I found couple of mentions of Indonesian tobacco cultivation in my ebooks. The first one: Tobacco: Growing, Curing, and Manufacturing - A Handbook for Planters - I all the Parts of the World. C.G. Warnford Lock, 1886, London Java. Tobacco, termed by the natives tombaku, or sdta, is an article of very general cultivation in Java, but is only extensively raised for exportation in the central districts of Kedu and Banyurnas. As it requires a soil of the richest mould, but at the same time not subject to inundations, these districts hold out peculiar advantages to the tobacco-planter, not to be found on the low lands. For internal consumption, small quantities are raised in convenient spots everywhere. In Kedu, tobacco forms, after rice, by far the most important article of cultivation, and, in consequence of the fitness of the soil, the plant grows to the height of 8-10 feet, on lands not previously dressed or manured, with a luxuriance seldom witnessed in India. Cultivated here alternately with rice, only one crop of either is obtained within the year ; but after the harvest of the rice, or the gathering of the tobacco leaves, the land is allowed to remain fallow, till the season again arrives for preparing it to receive the other.

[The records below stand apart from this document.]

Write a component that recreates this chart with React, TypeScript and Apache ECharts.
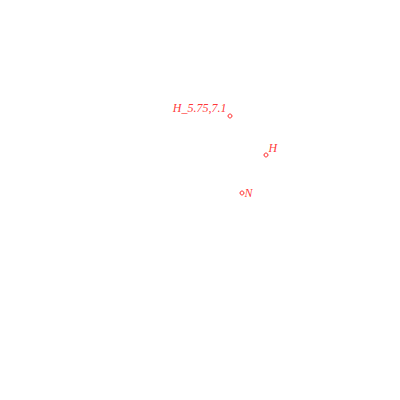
import React, { useEffect, useRef } from "react";
import * as echarts from "echarts";

const names = ["H_{c}", "H", "N"];
const xs = [5.75, 6.65, 6.05];
const ys = [7.1, 6.125, 5.175];
const labelPos = ["left", "right", "right"];
const labelOffsets = [[1, -8], [-2, -7], [-2, 0]];

export default function App() {
  const ref = useRef<HTMLDivElement>(null);
  useEffect(() => {
    const chart = echarts.init(ref.current!, null, { renderer: "svg" });
    chart.setOption({
      animation: false,
      grid: { left: 0, right: 0, top: 0, bottom: 0 },
      xAxis: { type: "value", min: 0, max: 10, show: false },
      yAxis: { type: "value", min: 0, max: 10, show: false },
      series: [
        {
          type: "scatter",
          symbol: "circle",
          symbolSize: 4,
          itemStyle: { color: "#fff", borderColor: "#f00", borderWidth: 1 },
          data: names.map((n, i) => ({
            name: n,
            value: [xs[i], ys[i]],
            label: {
              show: true,
              formatter: n,
              position: labelPos[i],
              distance: 2,
              offset: labelOffsets[i],
              color: "#f00",
              fontFamily: "Liberation Serif",
              fontStyle: "italic",
              fontSize: 12,
            },
          })),
        },
      ],
    });
    return () => chart.dispose();
  }, []);
  return (
    <div
      ref={ref}
      style={{ position: "fixed", left: 0, top: 0, width: 400, height: 400, background: "#fff" }}
    />
  );
}
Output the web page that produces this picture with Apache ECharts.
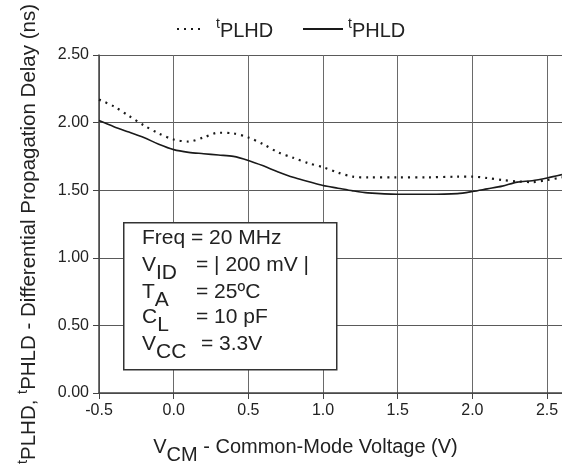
<!DOCTYPE html>
<html>
<head>
<meta charset="utf-8">
<script src="https://cdn.jsdelivr.net/npm/echarts@6/dist/echarts.min.js"></script>
<style>
html,body{margin:0;padding:0;background:#fff;}
#c{width:562px;height:470px;}
</style>
</head>
<body>
<div id="c"></div>
<script>
// Common-mode voltage (V)
const vcm = [-0.5,-0.4,-0.3,-0.2,-0.1,0.0,0.1,0.2,0.3,0.4,0.5,0.6,0.7,0.8,0.9,1.0,1.1,1.2,1.3,1.5,1.7,1.9,2.0,2.1,2.2,2.3,2.4,2.5,2.6];
// tPLHD (ns) - dotted
const tPLHD = [2.17,2.12,2.05,1.98,1.92,1.875,1.86,1.89,1.925,1.92,1.89,1.84,1.78,1.74,1.70,1.67,1.63,1.60,1.595,1.595,1.595,1.60,1.60,1.59,1.575,1.565,1.56,1.575,1.595];
// tPHLD (ns) - solid
const tPHLD = [2.015,1.97,1.93,1.89,1.84,1.80,1.78,1.77,1.76,1.75,1.72,1.68,1.635,1.595,1.565,1.535,1.515,1.495,1.48,1.47,1.47,1.475,1.49,1.51,1.53,1.56,1.57,1.59,1.615];
const yTicks = [0, 0.5, 1.0, 1.5, 2.0, 2.5];
const xTicks = [-0.5, 0.0, 0.5, 1.0, 1.5, 2.0, 2.5];

const FONT = 'Liberation Sans, Arial, sans-serif';
const TXT = '#222';

const chart = echarts.init(document.getElementById('c'), null, {renderer:'canvas'});

const subRich = {
  m: {fontSize:20, lineHeight:20, verticalAlign:'top', color:TXT, fontFamily:FONT},
  s: {fontSize:20, lineHeight:28, verticalAlign:'bottom', color:TXT, fontFamily:FONT}
};
const boxRich = {
  m: {fontSize:21, lineHeight:21, verticalAlign:'top', color:TXT, fontFamily:FONT},
  s: {fontSize:21, lineHeight:29, verticalAlign:'bottom', color:TXT, fontFamily:FONT}
};
const legRich = {
  t: {fontSize:14, lineHeight:14, verticalAlign:'top', color:TXT, fontFamily:FONT},
  s: {fontSize:20, lineHeight:24, verticalAlign:'bottom', color:TXT, fontFamily:FONT}
};
const yNameRich = {
  t: {fontSize:14.5, lineHeight:14.5, verticalAlign:'top', color:TXT, fontFamily:FONT},
  s: {fontSize:20.5, lineHeight:24.5, verticalAlign:'bottom', color:TXT, fontFamily:FONT}
};

function boxLine(y, label, value, vx) {
  return [
    {type:'text', left:142, top:y, z:101, style:{text:label, rich:boxRich, font:'21px '+FONT, fill:TXT}},
    {type:'text', left:vx, top:y, z:101, style:{text:value, font:'21px '+FONT, fill:TXT}}
  ];
}

const option = {
  animation:false,
  backgroundColor:'#fff',
  textStyle:{fontFamily:FONT},
  grid:{left:99, top:55, right:0, bottom:75, containLabel:false},
  legend:[
    {data:['tPLHD'], left:176, top:17, padding:0, itemWidth:28, itemHeight:14, itemGap:0,
     itemStyle:{opacity:0},
     formatter:()=>'{t|t}{s|PLHD}', textStyle:{rich:legRich, padding:[0,0,0,6]}},
    {data:['tPHLD'], left:302, top:17, padding:0, itemWidth:40, itemHeight:14, itemGap:0,
     itemStyle:{opacity:0},
     formatter:()=>'{t|t}{s|PHLD}', textStyle:{rich:legRich}}
  ],
  xAxis:{
    type:'value', min:-0.5, max:2.6, interval:0.5,
    axisLine:{onZero:false, lineStyle:{color:'#444', width:1.5}},
    axisTick:{show:true, length:6, lineStyle:{color:'#444'}},
    axisLabel:{fontSize:16, color:TXT, margin:10, showMaxLabel:false,
      formatter:v=> xTicks.some(t=>Math.abs(t-v)<1e-6) ? v.toFixed(1) : ''},
    splitLine:{show:true, lineStyle:{color:'#6a6a6a', width:1}},
    name:'{m|V}{s|CM}{m| - Common-Mode Voltage (V)}',
    nameLocation:'middle', nameGap:44,
    nameTextStyle:{rich:subRich, padding:[0,50,0,0]}
  },
  yAxis:{
    type:'value', min:0, max:2.5, interval:0.5,
    axisLine:{show:true, onZero:false, lineStyle:{color:'#444', width:1.5}},
    axisTick:{show:true, length:6, lineStyle:{color:'#444'}},
    axisLabel:{fontSize:16, color:TXT, margin:10,
      formatter:v=> yTicks.some(t=>Math.abs(t-v)<1e-6) ? v.toFixed(2) : ''},
    splitLine:{show:true, lineStyle:{color:'#5a5a5a', width:1}},
    name:'{t|t}{s|PLHD}{s|, }{t|t}{s|PHLD}{s| - Differential Propagation Delay (ns)}',
    nameLocation:'middle', nameRotate:90, nameGap:59,
    nameTextStyle:{rich:yNameRich, padding:[0,20,0,0]}
  },
  series:[
    {name:'tPLHD', type:'line', smooth:0.3, symbol:'none',
     data: vcm.map((x,i)=>[x,tPLHD[i]]),
     lineStyle:{color:'#1a1a1a', width:2.2, type:[2,5], cap:'butt'},
     itemStyle:{color:'#1a1a1a'}},
    {name:'tPHLD', type:'line', smooth:0.3, symbol:'none',
     data: vcm.map((x,i)=>[x,tPHLD[i]]),
     lineStyle:{color:'#1a1a1a', width:1.6, type:'solid'},
     itemStyle:{color:'#1a1a1a'}}
  ],
  graphic:[
    {type:'rect', left:123, top:222, z:100, shape:{width:213, height:147},
     style:{fill:'#fff', stroke:'#333', lineWidth:1.5}},
    {type:'text', left:142, top:228, z:101, style:{text:'Freq = 20 MHz', font:'21px '+FONT, fill:TXT}},
    ...boxLine(255, '{m|V}{s|ID}', '= | 200 mV |', 196),
    ...boxLine(282, '{m|T}{s|A}', '= 25ºC', 196),
    ...boxLine(307, '{m|C}{s|L}', '= 10 pF', 196),
    ...boxLine(334, '{m|V}{s|CC}', '= 3.3V', 201)
  ]
};
chart.setOption(option);
</script>
</body>
</html>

The young plant is not raised within the district, but procured from the high lands in the vicinity, principally from the district of Kalibeber, on the slope of the mountain Die"ng or Prahu, where it is raised and sold by the hundred to the cultivators of the adjoining districts. The transplantation takes place in June, and the plant is at its full growth in October. The exports in the year 1877-8 were 212,500 piculs* to Holland, and 213 to Singapore; in 1878-9, they were 248,566 piculs to Holland, and 872 to Singapore. The value of the export to Holland in 1879 was stated at 1,250,OOOZ. The exports in 1884 were 140,351 piculs to Holland, and 2490 to Great Britain. *(I had to look this up. A picul is a traditional Asian unit of weight, defined as “a shoulder-load, as much as a man can carry on a shoulder-pole”. Equals around 60 kg.). The book is available here: https://archive.org/details/tobaccogrowingcu00lock
The second one: TOBACCO IN HISTORY - The cultures of dependence Jordan Goodman, 1993 Nineteenth-century developments were stimulated largely by imperialism, particularly in the Dutch East Indies and in India. In the Dutch East Indies imperial control of economic resources was formalized in the 1830s under what was called the Culture System. This system, which operated mainly in the 1830s and 1840s, was designed to organize the production of export crops, primarily by the peasants of Java and, to a lesser extent, Sumatra. Peasants were compelled to allocate part of their lands to producing crops for the government. Sugar, coffee and indigo were the first crops to be included in the Culture System, but in time many others, including tobacco, were brought in. For various reasons the Culture System did not yield significant profits, and crops were dropped from the system and allowed to be cultivated on a private basis (Ricklefs 1981:114–18). Tobacco escaped the grip of the Culture System in 1866 (Caldwell 1964:83). Almost overnight production began to grow, partly, it has been argued, because of the advantages of private enterprise but also because one of the main tobacco estates, in the Deli district of Sumatra, successfully developed a very exportable kind of tobacco. Exports of Sumatran tobacco soared from an average level of 17 million pounds in the late 1860s to nearly 170 million pounds in the years before the First World War (Caldwell 1964: 83). The Deli region accounted for about one-third of the total crop of Sumatra (Jacobstein 1907:182). Before the First World War, on account of this vast expansion of tobacco cultivation, the Dutch East Indies were the second largest exporters of tobacco leaf, accounting for about 18 per cent of total world exports (US Dept of Agriculture 1913:630). Ironically, a significant proportion of total Sumatran exports went to the United States (Jacobstein 1907:181). In the 1880s, many planters from Deli, both Germans and Dutch, were attracted to North Borneo, and there, under the administration of the North Borneo (Chartered) Company, tobacco cultivation by Europeans expanded enormously (John and Jackson 1973). On the eve of the First World War the level of output exceeded 2 million pounds (John and Jackson 1973:105). — Caldwell, J.A.M. (1964) ‘Indonesian export and production from the decline of the Culture System to the First World War’ Ricklefs, M.C. (1981) A History of Modern Indonesia, London: Macmillan.
Found this site about a neighboring region, the Philippines: http://nta.da.gov.ph/about\\_tobacco.html
This book in Dutch looks interesting @snuffmiller https://ia601403.us.archive.org/10/items/ziektenvandetaba00jens/ziektenvandetaba00jens.pdf
@Salmiak: Thanks, It looks interesting, I’ll look into it. Jaap Bes.